Monday, March 6, 2017

Greek Infraspace

I discovered again yesterday that driving in rural Greece is a special experience, not at all comparable to any other roadastry.   Having learned to drive in the endlessness of Texas, then honing my intuition on the glorietas of Mexico City, I thought there wasn't much that could surprise me - until I started driving here in 2014.

(Don't worry, car rental agent, I did NOT drive this road.)
It isn't the improvisational flare of my fellow roadsters or the single-bed width of the village streets or the innocent twitching of the traffic lights that gets me.  It is the fact that distances between cities and villages are wildly miscalculated - based on a Western European technocrat's idea of how far things should be from one another.   Well, suck it, boys - I am here to depone: that satellite tells you one thing, experience another.

The nearest magnet town (can't be called a city really, with less than 200K people) is, by the map, about 100 kms from the coast.   60 miles. But go ahead, try to get there in an hour, I dare you.   And that is on the national highway.  When it comes to state roads --often 2-lane, shoulderless and switchbacky like your mother-in-law's monologues-- double your estimates.

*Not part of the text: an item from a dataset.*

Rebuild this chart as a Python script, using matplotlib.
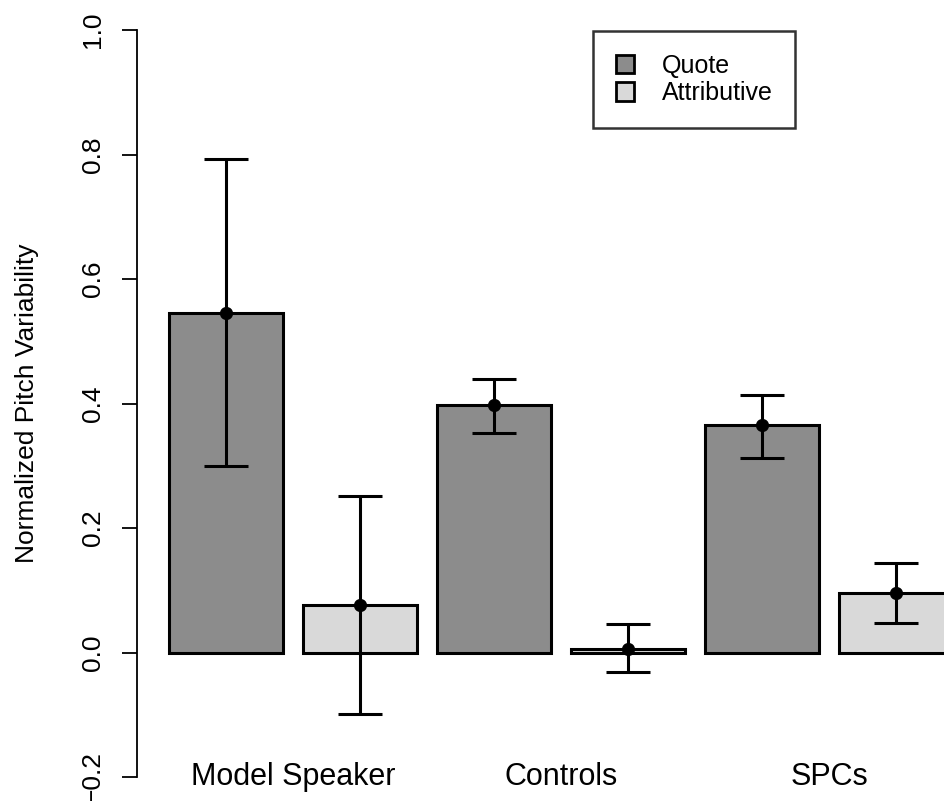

Estuary of the Acheron River (Limni Gliki) 
Yesterday I drove toward the source of the Acheron River, which according to every map, was no more than 25 kms from here.  About 15 miles.  Leaving at noon, it was 1 p.m. before I even got to the prefecture, and still a good 10 kms away from the springs themselves.  Now, I did stop twice and take pictures, but that accounts for all of 10 minutes That's nine miles in 45 minutes (for you Amerikees), on a road with no traffic.  None.  

As I wrote last year, I have a theory that you have to measure Greek kilometers with some kind of toroidal, circular ruler. Yesterday, as I was gazing over the mountain gate to the Limni Gliki, it hit me, for every meter one expects to go forward, add another up or down. Or maybe up and down.

No, blasting tunnels through the Pindus Mountains doesn't seem to help.   Although they are lots of fun to race.